Hasta aquí, entonces, algunas
generalidades que sirven para comprender por qué y por dónde la poesía de
Gelman se volvería tan omnipresente en los primeros versos de la generación
siguiente. También se podría comprender cómo se vincula a la música, incluso
antes de ser música. Y a este respecto, hay al menos cuatro momentos que deseo
mencionar.
Uno importante, verdaderamente
trascendente, que tiene que ver con la colaboración que, durante veinte años,
mantuvo con Juan “Tata” Cedrón y que se tradujo en unas cincuenta canciones,
muchas de ellas compuestas sobre poemas que permanecen inéditos. Digamos que,
más allá de los méritos de esa poesía muchas veces melancólica, por momentos
pudorosa y absolutamente porteña, que vino a llenar el vacío que habían dejado
los letristas tradicionales del tango, el trabajo de Cedrón hizo posible,
primero en la Argentina
y luego en el exterior, que generaciones enteras supieran de la existencia de
Gelman y, a partir de las canciones, buscaran los libros del poeta. Esa
colaboración, que formaba parte del espíritu de la época –y que lamentablemente
cesó cuando las circunstancias llevaron a Gelman a cambiar de horizontes,
costumbres y amigos– incluye, por supuesto, a muchos otros nombres.
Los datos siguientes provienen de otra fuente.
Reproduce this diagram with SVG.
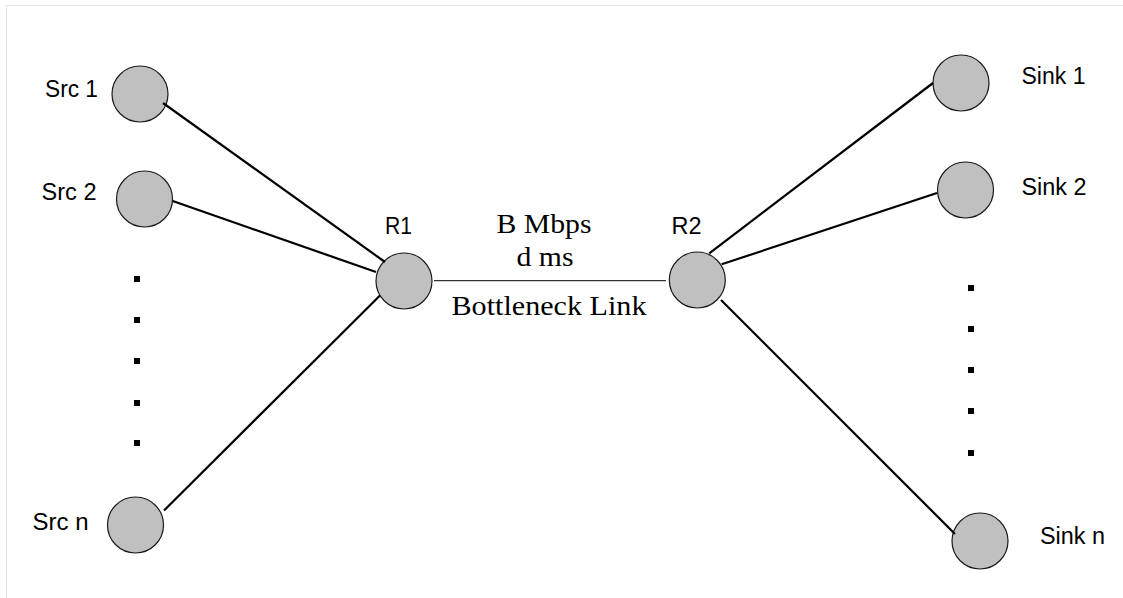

Uno de
ellos es el de José Luis Mangieri, director de la Rosa Blindada, luego
de Libros de Tierra Firme, sellos en los que Gelman editó cuando era uno más
entre los muchos y extraordinarios creadores e intelectuales argentinos salidos
de esa izquierda, a la que después se llamó “campo popular”. Entonces, ¿quién
podía, en los años sesenta y setenta sustraerse a la emoción que despertaba la
voz del Tata cuando cantaba el poema del botánico Aimé Bonpland, o “Corajes”
que empezaba diciendo: “Es enorme la tristeza que un hombre y una mujer/ pueden
hacerse entre sí”? ¿Y quién no sintió un escalofrío oyendo al Cuarteto Cedrón
en la “Balada del hombre que se calló la boca”? O en la “Cantata del gallo
cantor” (con la participación de Paco Ibáñez), o en “Suertes”. De hecho, en los
años en que los libros de Gelman circulaban clandestinamente gracias a los
buenos oficios de Mangieri –editor que en dos ocasiones no dudó en hipotecar su
casa para que “los muchachos pudieran leerlo a Juancito”–, el Tata Cedrón
cumplía idéntica función con sus canciones que, como él suele recordar, ya no
son ni de Gelman ni suyas, sino de la gente.
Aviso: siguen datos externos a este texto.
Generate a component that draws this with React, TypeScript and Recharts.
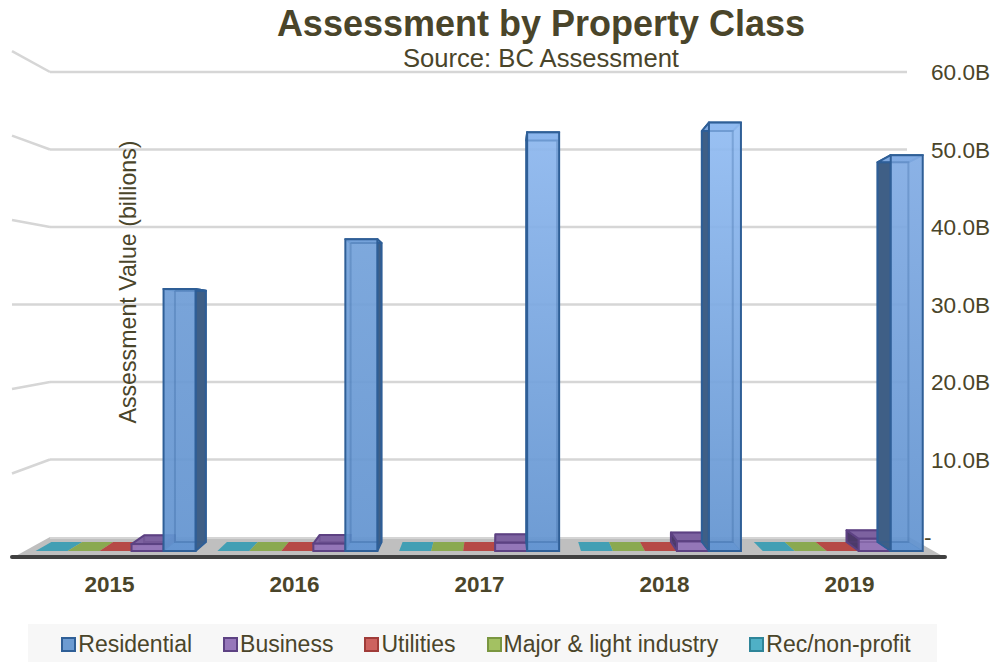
import React from "react";
import { ComposedChart, Bar, XAxis, YAxis, CartesianGrid, Legend, Customized } from "recharts";

const years = ["2015", "2016", "2017", "2018", "2019"];
const residential = [32.1, 38.2, 51.3, 52.5, 48.5];
const business = [0.85, 0.9, 1.0, 1.2, 1.5];
const utilities = [0.03, 0.03, 0.03, 0.03, 0.03];
const industry = [0.03, 0.03, 0.03, 0.03, 0.03];
const recreation = [0.03, 0.03, 0.03, 0.03, 0.03];
const yTicks = [0, 10, 20, 30, 40, 50, 60];

const rows = years.map((year, i) => ({
  year,
  residential: residential[i],
  business: business[i],
  utilities: utilities[i],
  industry: industry[i],
  recreation: recreation[i],
}));

const INK = "#4a452a";
const FONT = "'Liberation Sans', Arial, sans-serif";

const residentialTops = ["#6f9dd6", "#74a2da", "#8db7ee", "#92bcf2", "#82ace4"];

const styles: Record<string, { front: string; stroke: string; side: string; top: string }> = {
  residential: { front: "", stroke: "#2f5f97", side: "#3f5f86", top: "#7fa9e0" },
  business: { front: "#9677ba", stroke: "#5d4283", side: "#4c3a69", top: "#7d62a0" },
  utilities: { front: "#b5423f", stroke: "#b5423f", side: "#8f3532", top: "#b5423f" },
  industry: { front: "#87a84a", stroke: "#87a84a", side: "#6c873a", top: "#87a84a" },
  recreation: { front: "#3b9db3", stroke: "#3b9db3", side: "#2e7d8f", top: "#3b9db3" },
};

const legendItems = [
  { name: "Residential", fill: "#6c9bd2", stroke: "#2f5f97" },
  { name: "Business", fill: "#9677ba", stroke: "#5d4283" },
  { name: "Utilities", fill: "#cd625f", stroke: "#a03c39" },
  { name: "Major & light industry", fill: "#a3c162", stroke: "#7a9640" },
  { name: "Rec/non-profit", fill: "#4fb0c6", stroke: "#2e8599" },
];

const VANISH_X = 500;
const DEPTH = 0.034;
const PLOT_BOTTOM = 537;

function Prism(props: any) {
  const { x, width, height, seriesKey, index } = props;
  const s = styles[seriesKey];
  const h = Math.max(height, 0);
  const fl = x;
  const fr = x + width;
  const bl = fl + (VANISH_X - fl) * DEPTH;
  const br = fr + (VANISH_X - fr) * DEPTH;
  const fBase = 551;
  const bBase = 542;
  const fTop = fBase - h * 1.053;
  const bTop = bBase - h * 1.01;
  const side =
    bl < fl
      ? `${fl},${fBase} ${fl},${fTop} ${bl},${bTop} ${bl},${bBase}`
      : `${fr},${fBase} ${fr},${fTop} ${br},${bTop} ${br},${bBase}`;
  const tall = h > 1;
  const gradId = `residentialFront${index}`;
  const front = seriesKey === "residential" ? `url(#${gradId})` : s.front;
  return (
    <g>
      {seriesKey === "residential" && (
        <defs>
          <linearGradient id={gradId} gradientUnits="userSpaceOnUse" x1="0" y1={fTop} x2="0" y2="551">
            <stop offset="0" stopColor={residentialTops[index]} />
            <stop offset="1" stopColor="#6394d0" />
          </linearGradient>
        </defs>
      )}
      {tall && (
        <>
          <polygon
            points={`${bl},${bBase} ${br},${bBase} ${fr},${fBase} ${fl},${fBase}`}
            fill={s.top}
            stroke={s.stroke}
            strokeWidth={1}
          />
          <polygon points={side} fill={s.side} stroke={s.stroke} strokeWidth={2} strokeLinejoin="round" />
          <polygon
            points={`${fl},${fTop} ${fr},${fTop} ${br},${bTop} ${bl},${bTop}`}
            fill={s.top}
            stroke={s.stroke}
            strokeWidth={2}
            strokeLinejoin="round"
          />
          <rect x={fl} y={fTop} width={width} height={fBase - fTop} fill={front} stroke={s.stroke} strokeWidth={2} fillOpacity={0.93} />
          <polyline
            points={`${bl},${bTop} ${br},${bTop} ${br},${bBase} ${bl},${bBase} ${bl},${bTop}`}
            fill="none"
            stroke={s.stroke}
            strokeOpacity={0.28}
            strokeWidth={2}
          />
        </>
      )}
      {!tall && (
        <polygon points={`${bl},${bBase} ${br},${bBase} ${fr},${fBase} ${fl},${fBase}`} fill={s.top} fillOpacity={0.95} />
      )}
    </g>
  );
}

function gridRow(p: any) {
  const y = p.y1;
  const wallLeft = 50;
  const wallRight = 907;
  const outerY = 558 + (y - PLOT_BOTTOM) * 1.09;
  if (Math.abs(y - PLOT_BOTTOM) < 1) {
    return (
      <g key={p.key ?? y}>
        <polygon points={`12,558 946,558 909,${y} ${wallLeft},${y}`} fill="#bfbfbf" />
        <line x1={wallLeft} y1={y + 1} x2={909} y2={y + 1} stroke="#d4d4d4" strokeWidth={2} />
        <line x1={12} y1={557} x2={945} y2={557} stroke="#404040" strokeWidth={4} strokeLinecap="round" />
      </g>
    );
  }
  return (
    <g key={p.key ?? y}>
      <line x1={wallLeft} y1={y} x2={wallRight} y2={y} stroke="#d6d6d6" strokeWidth={2.5} />
      <line x1={12} y1={outerY} x2={wallLeft} y2={y} stroke="#d6d6d6" strokeWidth={2.5} />
    </g>
  );
}

function YearTick(props: any) {
  const { x, y, payload } = props;
  const spread = 479 + (x - 479) * 1.0176;
  return (
    <text x={spread} y={y + 47} textAnchor="middle" fontFamily={FONT} fontWeight="bold" fontSize={22.5} fill={INK}>
      {payload.value}
    </text>
  );
}

function ValueTick(props: any) {
  const { x, y, payload } = props;
  const zero = payload.value === 0;
  return (
    <text x={zero ? x - 18 : x - 11} y={y + 8} textAnchor="start" fontFamily={FONT} fontSize={22.6} fill={INK}>
      {zero ? "-" : `${payload.value.toFixed(1)}B`}
    </text>
  );
}

function LegendBox() {
  return (
    <div
      style={{
        width: 909,
        height: 38,
        boxSizing: "border-box",
        paddingTop: 2,
        paddingLeft: 7,
        background: "#f7f7f7",
        display: "flex",
        alignItems: "center",
        justifyContent: "center",
        gap: 31,
        fontFamily: FONT,
        fontSize: 23,
        color: INK,
      }}
    >
      {legendItems.map((it) => (
        <span key={it.name} style={{ display: "inline-flex", alignItems: "center", gap: 2, whiteSpace: "nowrap" }}>
          <span
            style={{
              display: "inline-block",
              width: 11,
              height: 11,
              background: it.fill,
              border: `2px solid ${it.stroke}`,
            }}
          />
          {it.name}
        </span>
      ))}
    </div>
  );
}

function Headings() {
  return (
    <g fontFamily={FONT} fill={INK}>
      <text x={541} y={36} textAnchor="middle" fontSize={36} fontWeight="bold">
        Assessment by Property Class
      </text>
      <text x={541} y={67} textAnchor="middle" fontSize={25.6}>
        Source: BC Assessment
      </text>
      <text x={136} y={282} textAnchor="middle" fontSize={23.2} transform="rotate(-90 136 282)">
        Assessment Value (billions)
      </text>
    </g>
  );
}

const seriesOrder = ["recreation", "industry", "utilities", "business", "residential"];

export default function App() {
  return (
    <div style={{ position: "absolute", left: 0, top: 0, width: 994, height: 662 }}>
      <ComposedChart
        width={994}
        height={662}
        data={rows}
        margin={{ top: 72, right: 0, bottom: 25, left: 25 }}
        barCategoryGap="5.8%"
        barGap={0}
      >
        <CartesianGrid horizontal={gridRow} vertical={false} />
        <XAxis dataKey="year" axisLine={false} tickLine={false} height={62} tick={<YearTick />} interval={0} />
        <YAxis
          orientation="right"
          width={60}
          domain={[0, 60]}
          ticks={yTicks}
          interval={0}
          axisLine={false}
          tickLine={false}
          tick={<ValueTick />}
        />
        {seriesOrder.map((key) => (
          <Bar
            key={key}
            dataKey={key}
            isAnimationActive={false}
            shape={(p: any) => <Prism {...p} seriesKey={key} />}
          />
        ))}
        <Customized component={Headings} />
        <Legend
          content={<LegendBox />}
          wrapperStyle={{ position: "absolute", left: 28, top: 624, width: 909, height: 38, bottom: "auto", right: "auto" }}
        />
      </ComposedChart>
    </div>
  );
}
Hubo un segundo momento en que
Gelman se alió a César Stroscio, el antiguo bandoneonista del Cuarteto Cedrón,
para recitar sus poemas acompañado de música incidental. Y hubo también un
tercer momento, igualmente incidental, en el que Gelman colaboró con el también
bandoneonista Rodolfo Mederos. Ninguna de esas dos tentativas resulta hoy
memorable.
Distinto es el cuarto momento, en
el que Gelman retomó algo de la vieja magia que tuvo con Cedrón y que concluyó
en el disco y espectáculo Una manu tumó l’otra, de la cantante Dina Rot, sobre
los poemas del volumen Dibaxu.
Como en el periodismo importa lo
urgente y no necesariamente lo importante, vale la pena aprovechar este medio
para recordar una vez más la importancia de libros como Cólera buey, Los poemas
de Sidney West o Fábulas, dentro del marco de la tradición lírica argentina.
Ahí, si se me permite, está todo lo mejor de Gelman, su gran voz. Luego, ésta
es también una buena excusa para recordar esos magníficos discos del Tata
Cedrón y, claro, al irremplazable José Luis Mangieri.